8. The nozzle valve as recited in claim 1, wherein the nozzle valve is a monolithic injection molded component.

9. A particle separator nozzle valve, comprising: a connection portion providing at least one tapered inner surface, the connection portion being substantially square in cross section;a tapered portion extending from the connection portion, wherein the tapered portion includes a tapered inner surface and a tapered outer surface, and a first protrusion extends from the inner surface and a second protrusion extends from the outer surface; anda lip portion extending from the tapered portion, wherein a portion of the tapered outer surface is provided between the second protrusion and the lip portion.

10. The nozzle valve as recited in claim 9, wherein the nozzle valve is a monolithic injection molded component.

11. The nozzle valve as recited in claim 9, wherein the connection portion includes a plurality of segments, each providing a tapered inner connection portion surface.

12. The nozzle valve as recited in claim 11, wherein each of the plurality of segments provides a gap between and adjacent of the plurality of segments.

13. The nozzle valve as recited in claim 11, wherein the plurality of segments includes four segments.

14. The nozzle valve as recited in claim 9, wherein the lip portion includes two opposing lips extending from the tapered portion.

15. The nozzle valve as recited in claim 9, wherein the tapered portion includes a third protrusion extending from a second inner surface opposite the first inner surface.

16. The nozzle valve as recited in claim 15, wherein the tapered portion includes fourth protrusion extending from a second outer surface opposite the outer surface.

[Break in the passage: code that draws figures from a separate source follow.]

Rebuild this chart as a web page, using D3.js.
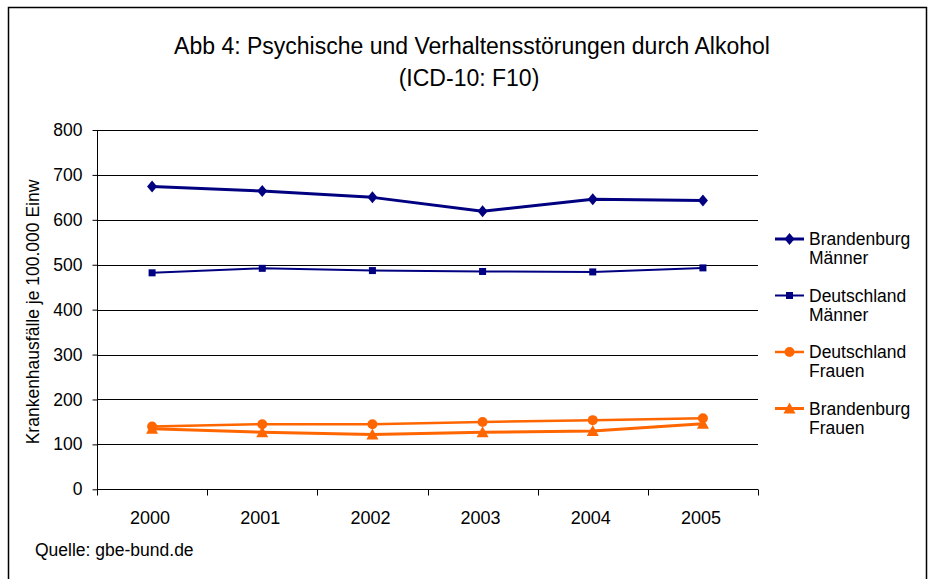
<!DOCTYPE html>
<html>
<head>
<meta charset="utf-8">
<script src="https://cdn.jsdelivr.net/npm/d3@7"></script>
<style>
  body { margin: 0; background: #fff; }
  svg { display: block; font-family: "Liberation Sans", Arial, sans-serif; }
</style>
</head>
<body>
<svg width="936" height="579"></svg>
<script>
const years = ["2000", "2001", "2002", "2003", "2004", "2005"];
const yTicks = [0, 100, 200, 300, 400, 500, 600, 700, 800];

const brandenburgMaenner = [674, 664, 650, 619, 646, 643];
const deutschlandMaenner = [482, 492, 487, 485, 484, 493];
const deutschlandFrauen = [140, 145, 145, 150, 154, 158];
const brandenburgFrauen = [135, 127, 122, 127, 130, 146];

const series = [
    {name: ["Brandenburg", "Männer"], values: brandenburgMaenner, color: "#000080", width: 3, marker: "diamond"},
    {name: ["Deutschland", "Männer"], values: deutschlandMaenner, color: "#000080", width: 2, marker: "square"},
    {name: ["Deutschland", "Frauen"], values: deutschlandFrauen, color: "#FF6600", width: 2.5, marker: "circle"},
    {name: ["Brandenburg", "Frauen"], values: brandenburgFrauen, color: "#FF6600", width: 3, marker: "triangle"},
];

const svg = d3.select("svg");

// outer frame
svg.append("rect")
    .attr("x", 8.5).attr("y", 7.5)
    .attr("width", 918).attr("height", 600)
    .attr("fill", "none").attr("stroke", "#000").attr("stroke-width", 1.5);

// title
svg.append("text")
    .attr("x", 472).attr("y", 54)
    .attr("text-anchor", "middle")
    .style("font-size", "23px")
    .text("Abb 4: Psychische und Verhaltensstörungen durch Alkohol");
svg.append("text")
    .attr("x", 469).attr("y", 86)
    .attr("text-anchor", "middle")
    .style("font-size", "23px")
    .text("(ICD-10: F10)");

const plotLeft = 97, plotRight = 758, plotTop = 130, plotBottom = 489.3;

const x = d3.scaleBand().domain(years).range([plotLeft, plotRight]);
const y = d3.scaleLinear().domain([0, 800]).range([plotBottom, plotTop]);

// gridlines
svg.append("g")
    .selectAll("line")
    .data(yTicks.filter(d => d > 0))
    .join("line")
    .attr("x1", plotLeft).attr("x2", plotRight)
    .attr("y1", d => Math.round(y(d)) + 0.5)
    .attr("y2", d => Math.round(y(d)) + 0.5)
    .attr("stroke", "#000").attr("stroke-width", 1);

// y axis
const yAxis = svg.append("g")
    .attr("transform", `translate(${plotLeft + 0.5},0)`)
    .call(d3.axisLeft(y).tickValues(yTicks).tickSize(5).tickPadding(10).tickFormat(d3.format("d")));
yAxis.attr("font-family", null).attr("font-size", null);
yAxis.select(".domain").attr("stroke", "#000").attr("d", `M0,${plotTop}V${plotBottom}`);
yAxis.selectAll(".tick line").attr("stroke", "#000");
yAxis.selectAll(".tick text").style("font-size", "17.5px").attr("fill", "#000");

// x axis
const xAxis = svg.append("g")
    .attr("transform", `translate(0,${Math.round(plotBottom) + 0.5})`);
xAxis.append("line")
    .attr("x1", plotLeft).attr("x2", plotRight)
    .attr("stroke", "#000");
xAxis.selectAll("line.tick")
    .data(years.map(d => x(d)).concat([plotRight]))
    .join("line")
    .attr("class", "tick")
    .attr("x1", d => Math.round(d) + 0.5).attr("x2", d => Math.round(d) + 0.5)
    .attr("y1", 0).attr("y2", 6)
    .attr("stroke", "#000");
xAxis.selectAll("text")
    .data(years)
    .join("text")
    .attr("x", d => x(d) + x.bandwidth() / 2 - 2)
    .attr("y", 34)
    .attr("text-anchor", "middle")
    .style("font-size", "18px")
    .text(d => d);

// y label
svg.append("text")
    .attr("transform", "translate(38.5,312) rotate(-90)")
    .attr("text-anchor", "middle")
    .style("font-size", "17.5px")
    .text("Krankenhausfälle je 100.000 Einw");

// markers
function drawMarker(g, type, color) {
    if (type === "diamond") {
        g.append("path").attr("d", "M0,-6L5,0L0,6L-5,0Z").attr("fill", color);
    } else if (type === "square") {
        g.append("rect").attr("x", -3.5).attr("y", -3.5).attr("width", 7).attr("height", 7).attr("fill", color);
    } else if (type === "circle") {
        g.append("circle").attr("r", 5).attr("fill", color);
    } else if (type === "triangle") {
        g.append("path").attr("d", "M0,-6L6,5L-6,5Z").attr("fill", color);
    }
}

const cx = d => x(d) + x.bandwidth() / 2;
const line = d3.line().x((v, i) => cx(years[i])).y(v => y(v));

series.forEach(s => {
    svg.append("path")
        .attr("d", line(s.values))
        .attr("fill", "none")
        .attr("stroke", s.color)
        .attr("stroke-width", s.width)
        .attr("stroke-linejoin", "round");
    s.values.forEach((v, i) => {
        const g = svg.append("g").attr("transform", `translate(${cx(years[i])},${y(v)})`);
        drawMarker(g, s.marker, s.color);
    });
});

// legend
const legend = svg.append("g");
series.forEach((s, i) => {
    const ly = 239 + i * 56.5;
    const g = legend.append("g").attr("transform", `translate(0,${ly})`);
    g.append("line")
        .attr("x1", 775).attr("x2", 804)
        .attr("stroke", s.color).attr("stroke-width", s.width);
    const m = g.append("g").attr("transform", "translate(789.5,0)");
    drawMarker(m, s.marker, s.color);
    g.append("text")
        .attr("x", 809).attr("y", 6)
        .style("font-size", "17.5px")
        .text(s.name[0]);
    g.append("text")
        .attr("x", 809).attr("y", 25)
        .style("font-size", "17.5px")
        .text(s.name[1]);
});

// source
svg.append("text")
    .attr("x", 35).attr("y", 556)
    .style("font-size", "17.5px")
    .text("Quelle: gbe-bund.de");
</script>
</body>
</html>
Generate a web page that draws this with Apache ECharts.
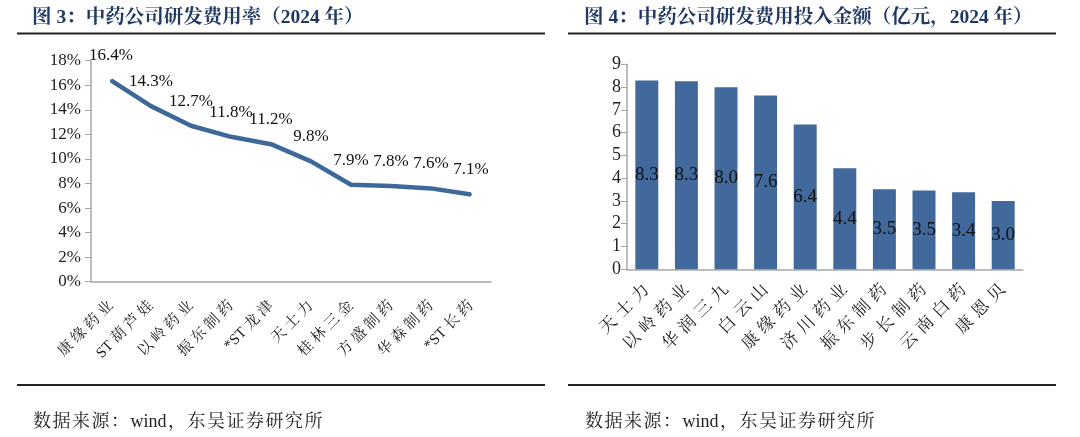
<!DOCTYPE html>
<html>
<head>
<meta charset="utf-8">
<script src="https://cdn.jsdelivr.net/npm/echarts@6/dist/echarts.min.js"></script>
<style>
html,body{margin:0;padding:0;background:#fff;}
#c{width:1080px;height:437px;}
</style>
</head>
<body>
<div id="c"></div>
<script>
const rateCompanies = ['康缘药业','ST葫芦娃','以岭药业','振东制药','*ST龙津','天士力','桂林三金','方盛制药','华森制药','*ST长药'];
const rateValues = [16.4, 14.3, 12.7, 11.8, 11.2, 9.8, 7.9, 7.8, 7.6, 7.1];
const spendCompanies = ['天士力','以岭药业','华润三九','白云山','康缘药业','济川药业','振东制药','步长制药','云南白药','康恩贝'];
const spendValues = [8.29, 8.26, 7.99, 7.63, 6.36, 4.44, 3.51, 3.46, 3.38, 3.0];
const title3 = '图 3：中药公司研发费用率（2024 年）';
const title4 = '图 4：中药公司研发费用投入金额（亿元，2024 年）';
const sourceText = '数据来源：wind，东吴证券研究所';

const serif = '"Liberation Serif","Noto Serif CJK SC","Noto Sans CJK SC",serif';
// add a small gap between characters when either side is a CJK glyph (typesetting only)
const cjkSpace = (s, gap) => {
  const ch = Array.from(s);
  let out = ch[0] || '';
  for (let i = 1; i < ch.length; i++) {
    const a = ch[i - 1], b = ch[i];
    if (a.charCodeAt(0) > 255 || b.charCodeAt(0) > 255) out += gap;
    out += b;
  }
  return out;
};

const chart = echarts.init(document.getElementById('c'));
chart.setOption({
  animation: false,
  title: [
    {text: title3, left: 27, top: 3, textStyle: {fontSize: 19.5, fontWeight: 'bold', color: '#1f3864', fontFamily: serif}},
    {text: title4, left: 579, top: 3, textStyle: {fontSize: 19.5, fontWeight: 'bold', color: '#1f3864', fontFamily: serif}},
    {text: cjkSpace(sourceText, '\u200A'), left: 28, top: 408, textStyle: {fontSize: 18, fontWeight: 'normal', color: '#222', fontFamily: serif}},
    {text: cjkSpace(sourceText, '\u200A'), left: 580, top: 408, textStyle: {fontSize: 18, fontWeight: 'normal', color: '#222', fontFamily: serif}}
  ],
  graphic: [
    {type: 'line', shape: {x1: 17, y1: 33.5, x2: 545, y2: 33.5}, style: {stroke: '#222', lineWidth: 2}},
    {type: 'line', shape: {x1: 568, y1: 33.5, x2: 1056, y2: 33.5}, style: {stroke: '#222', lineWidth: 2}},
    {type: 'line', shape: {x1: 17, y1: 385, x2: 545, y2: 385}, style: {stroke: '#222', lineWidth: 2}},
    {type: 'line', shape: {x1: 568, y1: 385, x2: 1056, y2: 385}, style: {stroke: '#222', lineWidth: 2}}
  ],
  grid: [
    {left: 91, top: 60.7, width: 400, height: 221},
    {left: 627, top: 64.3, width: 396, height: 205}
  ],
  xAxis: [
    {type: 'category', gridIndex: 0, data: rateCompanies, boundaryGap: true,
     axisLine: {lineStyle: {color: '#a6a6a6', width: 1.5}}, axisTick: {show: false},
     axisLabel: {rotate: 45, interval: 0, margin: 22, fontSize: 15, color: '#222', fontFamily: serif,
                 formatter: v => cjkSpace(v, '\u2005')}},
    {type: 'category', gridIndex: 1, data: spendCompanies, boundaryGap: true,
     axisLine: {lineStyle: {color: '#a6a6a6', width: 1.5}}, axisTick: {show: false},
     axisLabel: {rotate: 45, interval: 0, margin: 18, fontSize: 17, color: '#222', fontFamily: serif,
                 formatter: v => cjkSpace(v, '\u2004')}}
  ],
  yAxis: [
    {type: 'value', gridIndex: 0, min: 0, max: 18, interval: 2,
     axisLine: {show: true, lineStyle: {color: '#a6a6a6', width: 1.5}},
     axisTick: {show: true, length: 6, lineStyle: {color: '#a6a6a6'}}, splitLine: {show: false},
     axisLabel: {formatter: '{value}%', fontSize: 17, color: '#222', fontFamily: serif, margin: 10}},
    {type: 'value', gridIndex: 1, min: 0, max: 9, interval: 1,
     axisLine: {show: true, lineStyle: {color: '#a6a6a6', width: 1.5}},
     axisTick: {show: true, length: 6, lineStyle: {color: '#a6a6a6'}}, splitLine: {show: false},
     axisLabel: {fontSize: 18, color: '#222', fontFamily: serif, margin: 6}}
  ],
  series: [
    {type: 'line', xAxisIndex: 0, yAxisIndex: 0, data: rateValues, symbol: 'circle', symbolSize: 2, showSymbol: true,
     itemStyle: {color: '#3e679a'},
     lineStyle: {color: '#3e679a', width: 4.5},
     label: {show: true, position: 'top', distance: 15, fontSize: 17, color: '#111', fontFamily: serif,
             formatter: p => p.value.toFixed(1) + '%'}},
    {type: 'bar', xAxisIndex: 1, yAxisIndex: 1, data: spendValues, barWidth: '58%',
     itemStyle: {color: '#41699b'},
     label: {show: true, position: 'inside', fontSize: 19, color: '#111', fontFamily: serif,
             formatter: p => p.value.toFixed(1)}}
  ]
});
</script>
</body>
</html>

17. A method, comprising: injection molding a monolithic nozzle valve, wherein the nozzle valve includes a connection portion providing at least one tapered inner surface;a tapered portion extending from the connection portion, wherein the tapered portion includes a tapered inner surface and a tapered outer surface, and a first protrusion extends from the inner surface and a second protrusion extends from the outer surface; anda lip portion extending from the tapered portion.